Se o Estado for considerado empecilho para tanto, a cumplicidade dele também vai ser comprada, com garantia assegurada à sua reprodução, seja pela via da ditadura, seja pela via da democracia. Não existe alternativa para isso? Que o poeta Manuel Bandeira nos perdoe, lá onde se encontrar no seu repouso. A vida não é só traição. O paradoxo se encontra no fato de o martírio e a morte, como aconteceu com Jesus Cristo, provarem a cada dia, que todos os Judas e Pilatos de ontem e de hoje, mesmo continuando a crucificar milhões de inocentes, traindo a vida, não conseguirem vencê-la.

Por coincidência, nesta quinta-feira santa mesmo, dia 24 de março, completam-se 36 anos do assassinato de Dom Oscar Romero, um bispo salvadorenho que se notabilizou por contrapor-se à ditadura de El Salvador, que oprimia e matava sem dó, como aconteceu no Brasil a partir de 1964. Na véspera da sua morte, bradou em defesa das/os inocentes que estavam morrendo, como morreu Jesus Cristo: “Em nome de Deus e desse povo sofredor, cujos lamentos sobem ao céu todos os dias, peço-lhes, suplico-lhes, ordeno-lhes: cessem a repressão".

A resposta do regime de então veio rápida e, em 24 de março de 1980, ele foi assassinado por um atirador de elite a serviço da repressão, quando celebrava missa.
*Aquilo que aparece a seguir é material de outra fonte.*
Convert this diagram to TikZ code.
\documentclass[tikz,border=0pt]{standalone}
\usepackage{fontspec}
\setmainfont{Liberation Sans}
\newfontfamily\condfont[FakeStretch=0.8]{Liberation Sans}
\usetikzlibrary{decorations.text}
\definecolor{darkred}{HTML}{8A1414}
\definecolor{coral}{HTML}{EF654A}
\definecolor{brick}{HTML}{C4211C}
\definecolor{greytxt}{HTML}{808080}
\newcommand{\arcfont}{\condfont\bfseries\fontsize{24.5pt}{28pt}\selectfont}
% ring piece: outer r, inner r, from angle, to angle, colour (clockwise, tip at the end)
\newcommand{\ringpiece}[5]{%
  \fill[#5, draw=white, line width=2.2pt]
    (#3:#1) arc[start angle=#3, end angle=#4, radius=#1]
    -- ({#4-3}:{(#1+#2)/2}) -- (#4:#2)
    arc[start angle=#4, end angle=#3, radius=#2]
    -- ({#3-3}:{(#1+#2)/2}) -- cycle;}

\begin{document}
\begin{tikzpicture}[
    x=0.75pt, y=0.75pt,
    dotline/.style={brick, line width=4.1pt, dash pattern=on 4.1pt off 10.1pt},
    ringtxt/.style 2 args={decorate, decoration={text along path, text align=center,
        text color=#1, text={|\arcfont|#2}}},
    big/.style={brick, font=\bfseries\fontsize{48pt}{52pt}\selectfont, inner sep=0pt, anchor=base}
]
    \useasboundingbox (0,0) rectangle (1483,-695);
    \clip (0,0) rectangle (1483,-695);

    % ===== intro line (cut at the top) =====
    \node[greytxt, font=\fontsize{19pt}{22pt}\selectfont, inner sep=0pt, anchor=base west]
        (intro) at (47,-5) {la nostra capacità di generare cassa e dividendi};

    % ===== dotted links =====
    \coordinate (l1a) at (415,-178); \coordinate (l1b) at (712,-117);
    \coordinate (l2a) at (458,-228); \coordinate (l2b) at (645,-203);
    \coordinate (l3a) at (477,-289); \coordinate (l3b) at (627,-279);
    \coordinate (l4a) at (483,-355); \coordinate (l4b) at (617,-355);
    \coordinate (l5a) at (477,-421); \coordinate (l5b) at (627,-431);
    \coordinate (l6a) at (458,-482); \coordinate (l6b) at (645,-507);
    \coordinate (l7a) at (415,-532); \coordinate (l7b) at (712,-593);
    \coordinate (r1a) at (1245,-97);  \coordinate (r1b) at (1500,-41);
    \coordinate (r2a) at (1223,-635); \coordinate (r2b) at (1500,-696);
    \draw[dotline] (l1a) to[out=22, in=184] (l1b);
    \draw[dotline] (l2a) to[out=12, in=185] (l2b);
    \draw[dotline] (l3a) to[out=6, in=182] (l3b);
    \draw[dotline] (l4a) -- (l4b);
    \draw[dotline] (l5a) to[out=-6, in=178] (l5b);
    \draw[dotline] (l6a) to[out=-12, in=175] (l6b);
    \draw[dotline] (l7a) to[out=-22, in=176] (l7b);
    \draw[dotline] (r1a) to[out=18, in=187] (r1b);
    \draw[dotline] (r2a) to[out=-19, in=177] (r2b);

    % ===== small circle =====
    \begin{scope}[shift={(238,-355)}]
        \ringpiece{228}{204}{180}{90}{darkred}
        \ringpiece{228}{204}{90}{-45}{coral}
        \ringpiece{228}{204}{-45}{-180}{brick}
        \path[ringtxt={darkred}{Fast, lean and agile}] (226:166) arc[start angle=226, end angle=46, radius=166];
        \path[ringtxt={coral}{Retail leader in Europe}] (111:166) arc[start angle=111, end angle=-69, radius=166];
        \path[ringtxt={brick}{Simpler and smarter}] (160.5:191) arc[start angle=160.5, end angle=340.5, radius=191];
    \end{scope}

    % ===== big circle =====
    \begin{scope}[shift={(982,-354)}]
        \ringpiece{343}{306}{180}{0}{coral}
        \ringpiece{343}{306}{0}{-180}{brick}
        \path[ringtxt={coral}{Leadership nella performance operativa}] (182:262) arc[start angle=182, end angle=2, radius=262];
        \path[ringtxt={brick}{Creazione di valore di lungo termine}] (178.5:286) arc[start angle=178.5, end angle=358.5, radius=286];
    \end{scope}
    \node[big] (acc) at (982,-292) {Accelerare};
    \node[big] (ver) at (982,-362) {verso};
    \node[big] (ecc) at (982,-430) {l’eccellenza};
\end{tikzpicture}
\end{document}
Em reconhecimento desse exemplo de coragem, heroísmo, santidade, a Assembleia Geral das Nações Unidas proclamou, em 2010, o dia 24 de março como o Dia Internacional pelo Direito à Verdade acerca das Graves Violações dos Direitos Humanos e à Dignidade das Vítimas.
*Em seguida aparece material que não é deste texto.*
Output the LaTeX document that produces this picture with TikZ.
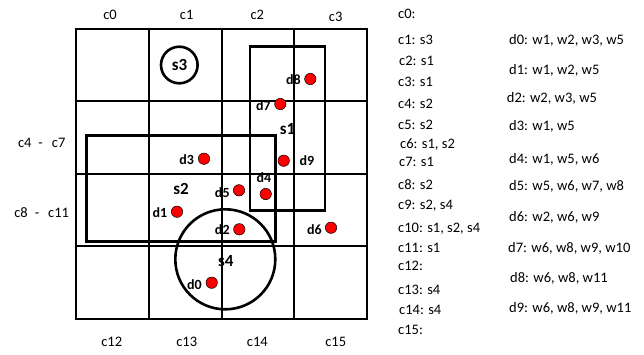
\documentclass[tikz,border=0pt]{standalone}
\usepackage{fontspec}
\setmainfont{Carlito}
\begin{document}
\begin{tikzpicture}[x=1pt,y=-1pt,
  gridline/.style={line width=1.1pt},
  region/.style={line width=2.6pt},
  dot/.style={circle,fill=red,draw=black,line width=0.5pt,minimum size=11.4pt,inner sep=0pt},
  dlab/.style={inner sep=0pt,font=\fontsize{14}{16}\selectfont\bfseries},
  slab/.style={inner sep=0pt,font=\fontsize{17}{19}\selectfont\bfseries},
  clab/.style={inner sep=0pt,font=\fontsize{14.5}{17}\selectfont},
  lst/.style={inner sep=0pt,anchor=mid west,font=\fontsize{14.5}{17}\selectfont}]
\useasboundingbox (0,0) rectangle (644,354);
% grid
\draw[gridline] (76,29) rectangle (367,319);
\foreach \x in {149,222,294} \draw[gridline] (\x,29) -- (\x,319);
\foreach \y in {101,174,246} \draw[gridline] (76,\y) -- (367,\y);
% regions
\draw[region] (250,46.7) rectangle (325,210.3);
\draw[region] (86.7,135.3) rectangle (275.3,241.3);
\node[region,circle,draw,minimum size=36.6pt,inner sep=0pt] (s3) at (179.3,65) {};
\node[region,circle,draw,minimum size=100pt,inner sep=0pt] (s4) at (225.3,259.3) {};
\node[slab] (s3l) at (179.5,65) {s3};
\node[slab] (s1l) at (287.5,129.3) {s1};
\node[slab] (s2l) at (181,189.3) {s2};
\node[slab] (s4l) at (225.8,260.7) {s4};
% points
\node[dot] (d8) at (310.3,79) {};
\node[dot] (d7) at (280.3,104) {};
\node[dot] (d3) at (204,158.7) {};
\node[dot] (d9) at (283.7,160.7) {};
\node[dot] (d4) at (265.7,194) {};
\node[dot] (d5) at (239,190.3) {};
\node[dot] (d1) at (177,211.7) {};
\node[dot] (d2) at (239.3,229.3) {};
\node[dot] (d6) at (331,227.7) {};
\node[dot] (d0) at (211.7,282.7) {};
\node[dlab] (d8l) at (293.3,80) {d8};
\node[dlab] (d7l) at (263.3,105.7) {d7};
\node[dlab] (d3l) at (186.7,159.3) {d3};
\node[dlab] (d9l) at (307,161) {d9};
\node[dlab] (d4l) at (264,178) {d4};
\node[dlab] (d5l) at (222.3,192.7) {d5};
\node[dlab] (d1l) at (160,212.3) {d1};
\node[dlab] (d2l) at (222.3,230) {d2};
\node[dlab] (d6l) at (314.3,230) {d6};
\node[dlab] (d0l) at (194.5,284.7) {d0};
% cell labels
\node[clab] (c0) at (110,15) {c0};
\node[clab] (c1) at (186.7,15) {c1};
\node[clab] (c2) at (257.3,15) {c2};
\node[clab] (c3) at (335.7,16.7) {c3};
\node[clab] (c12) at (111.7,341.7) {c12};
\node[clab] (c13) at (186.7,341.7) {c13};
\node[clab] (c14) at (257.3,341.7) {c14};
\node[clab] (c15) at (335.7,341.7) {c15};
\node[clab] (c47) at (41.7,142.7) {c4\hspace{7pt}-\hspace{9pt}c7};
\node[clab] (c811) at (41.7,212.7) {c8\hspace{7pt}-\hspace{9pt}c11};
% lists
\node[lst] (l0) at (398,16) {c0:};
\node[lst] (l1) at (398,41.7) {c1: s3};
\node[lst] (l2) at (399,63.3) {c2: s1};
\node[lst] (l3) at (398,84.3) {c3: s1};
\node[lst] (l4) at (398,106) {c4: s2};
\node[lst] (l5) at (398,126.7) {c5: s2};
\node[lst] (l6) at (400,145.7) {c6: s1, s2};
\node[lst] (l7) at (399,164.3) {c7: s1};
\node[lst] (l8) at (398,186.7) {c8: s2};
\node[lst] (l9) at (398,206.7) {c9: s2, s4};
\node[lst] (l10) at (398,230) {c10: s1, s2, s4};
\node[lst] (l11) at (398,250) {c11: s1};
\node[lst] (l12) at (398,268.3) {c12:};
\node[lst] (l13) at (398,291.7) {c13: s4};
\node[lst] (l14) at (399,311.7) {c14: s4};
\node[lst] (l15) at (398,331.7) {c15:};
\node[lst] (w0) at (509,41.7) {d0: w1, w2, w3, w5};
\node[lst] (w1) at (509,71.7) {d1: w1, w2, w5};
\node[lst] (w2) at (506.7,100) {d2: w2, w3, w5};
\node[lst] (w3) at (509,127.7) {d3: w1, w5};
\node[lst] (w4) at (509,161) {d4: w1, w5, w6};
\node[lst] (w5) at (509,188.3) {d5: w5, w6, w7, w8};
\node[lst] (w6) at (509,219.3) {d6: w2, w6, w9};
\node[lst] (w7) at (508,250) {d7: w6, w8, w9, w10};
\node[lst] (w8) at (510,280) {d8: w6, w8, w11};
\node[lst] (w9) at (509,310) {d9: w6, w8, w9, w11};
\end{tikzpicture}
\end{document}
Nem toda a vida é traição, deve-se repetir, um exemplo desses podendo inspirar todo um povo, como o salvadorenho de ontem e o brasileiro de hoje, a defender mais a vida de quem ainda está crucificado, com fome, sem terra, sem trabalho e sem teto, do que a imitar os Judas e os Pilatos de agora, tratando de bem identificá-los para não correr o risco de se alinhar às forças da morte, acumpliciando o contingente de quem preferiu o ladrão e assassino Barrabás a Jesus Cristo.